> Given instruction:
Repeat all of the material below exactly as written, images excluded.

>>>

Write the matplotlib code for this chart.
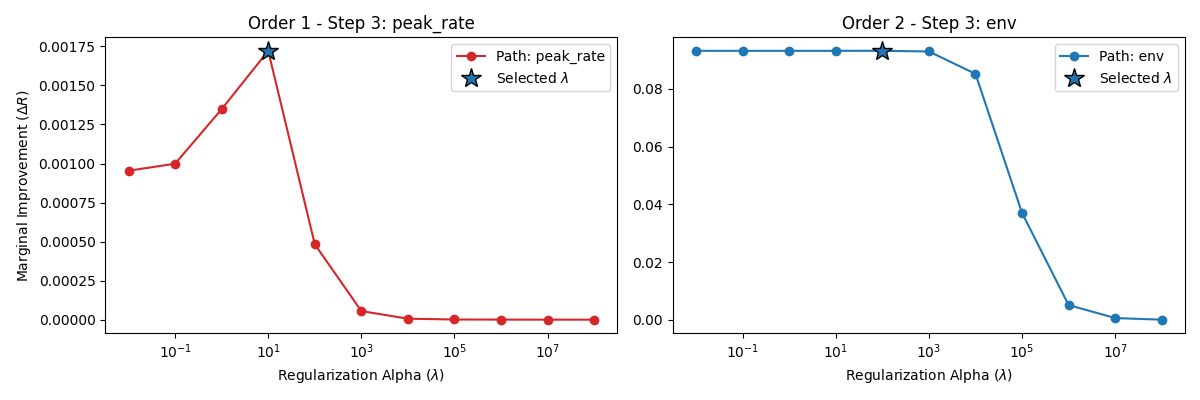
import numpy as np
import matplotlib
matplotlib.use('Agg')
import matplotlib.pyplot as plt

alphas = [1e-2, 1e-1, 1e0, 1e1, 1e2, 1e3, 1e4, 1e5, 1e6, 1e7, 1e8]

peak_rate_gain = [0.000954, 0.000999, 0.001348, 0.001722, 0.000483,
                  0.0000556, 0.0000064, 0.0000015, 0.0000008, 0.0000005, 0.0000003]
env_gain = [0.09318, 0.09318, 0.09318, 0.09318, 0.09320, 0.09295,
            0.0852, 0.0370, 0.00509, 0.00058, 0.00002]

sel_1 = 3
sel_2 = 4

fig, axes = plt.subplots(nrows=1, ncols=2, figsize=(12, 4), dpi=100)

# order 1 ------------------------------------------------------------------
ax = axes[0]
ax.plot(alphas, peak_rate_gain, marker='o', color='tab:red', label='Path: peak_rate')
ax.plot(alphas[sel_1], peak_rate_gain[sel_1], marker='*', markersize=15, color='tab:blue',
        markeredgecolor='black', linestyle='None', label=r'Selected $\lambda$')
ax.set_xscale('log')
ax.set_title('Order 1 - Step 3: peak_rate')
ax.set_xlabel(r'Regularization Alpha ($\lambda$)')
ax.set_ylabel(r'Marginal Improvement ($\Delta R$)')
ax.legend(loc='upper right')

# order 2 ------------------------------------------------------------------
ax = axes[1]
ax.plot(alphas, env_gain, marker='o', color='tab:blue', label='Path: env')
ax.plot(alphas[sel_2], env_gain[sel_2], marker='*', markersize=15, color='tab:blue',
        markeredgecolor='black', linestyle='None', label=r'Selected $\lambda$')
ax.set_xscale('log')
ax.set_title('Order 2 - Step 3: env')
ax.set_xlabel(r'Regularization Alpha ($\lambda$)')
ax.legend(loc='upper right')

fig.tight_layout()
plt.savefig('out.png')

<<<

> Answer to the problem:
Write the matplotlib code for this chart.
import numpy as np
import matplotlib
matplotlib.use('Agg')
import matplotlib.pyplot as plt

alphas = [1e-2, 1e-1, 1e0, 1e1, 1e2, 1e3, 1e4, 1e5, 1e6, 1e7, 1e8]

peak_rate_gain = [0.000954, 0.000999, 0.001348, 0.001722, 0.000483,
                  0.0000556, 0.0000064, 0.0000015, 0.0000008, 0.0000005, 0.0000003]
env_gain = [0.09318, 0.09318, 0.09318, 0.09318, 0.09320, 0.09295,
            0.0852, 0.0370, 0.00509, 0.00058, 0.00002]

sel_1 = 3
sel_2 = 4

fig, axes = plt.subplots(nrows=1, ncols=2, figsize=(12, 4), dpi=100)

# order 1 ------------------------------------------------------------------
ax = axes[0]
ax.plot(alphas, peak_rate_gain, marker='o', color='tab:red', label='Path: peak_rate')
ax.plot(alphas[sel_1], peak_rate_gain[sel_1], marker='*', markersize=15, color='tab:blue',
        markeredgecolor='black', linestyle='None', label=r'Selected $\lambda$')
ax.set_xscale('log')
ax.set_title('Order 1 - Step 3: peak_rate')
ax.set_xlabel(r'Regularization Alpha ($\lambda$)')
ax.set_ylabel(r'Marginal Improvement ($\Delta R$)')
ax.legend(loc='upper right')

# order 2 ------------------------------------------------------------------
ax = axes[1]
ax.plot(alphas, env_gain, marker='o', color='tab:blue', label='Path: env')
ax.plot(alphas[sel_2], env_gain[sel_2], marker='*', markersize=15, color='tab:blue',
        markeredgecolor='black', linestyle='None', label=r'Selected $\lambda$')
ax.set_xscale('log')
ax.set_title('Order 2 - Step 3: env')
ax.set_xlabel(r'Regularization Alpha ($\lambda$)')
ax.legend(loc='upper right')

fig.tight_layout()
plt.savefig('out.png')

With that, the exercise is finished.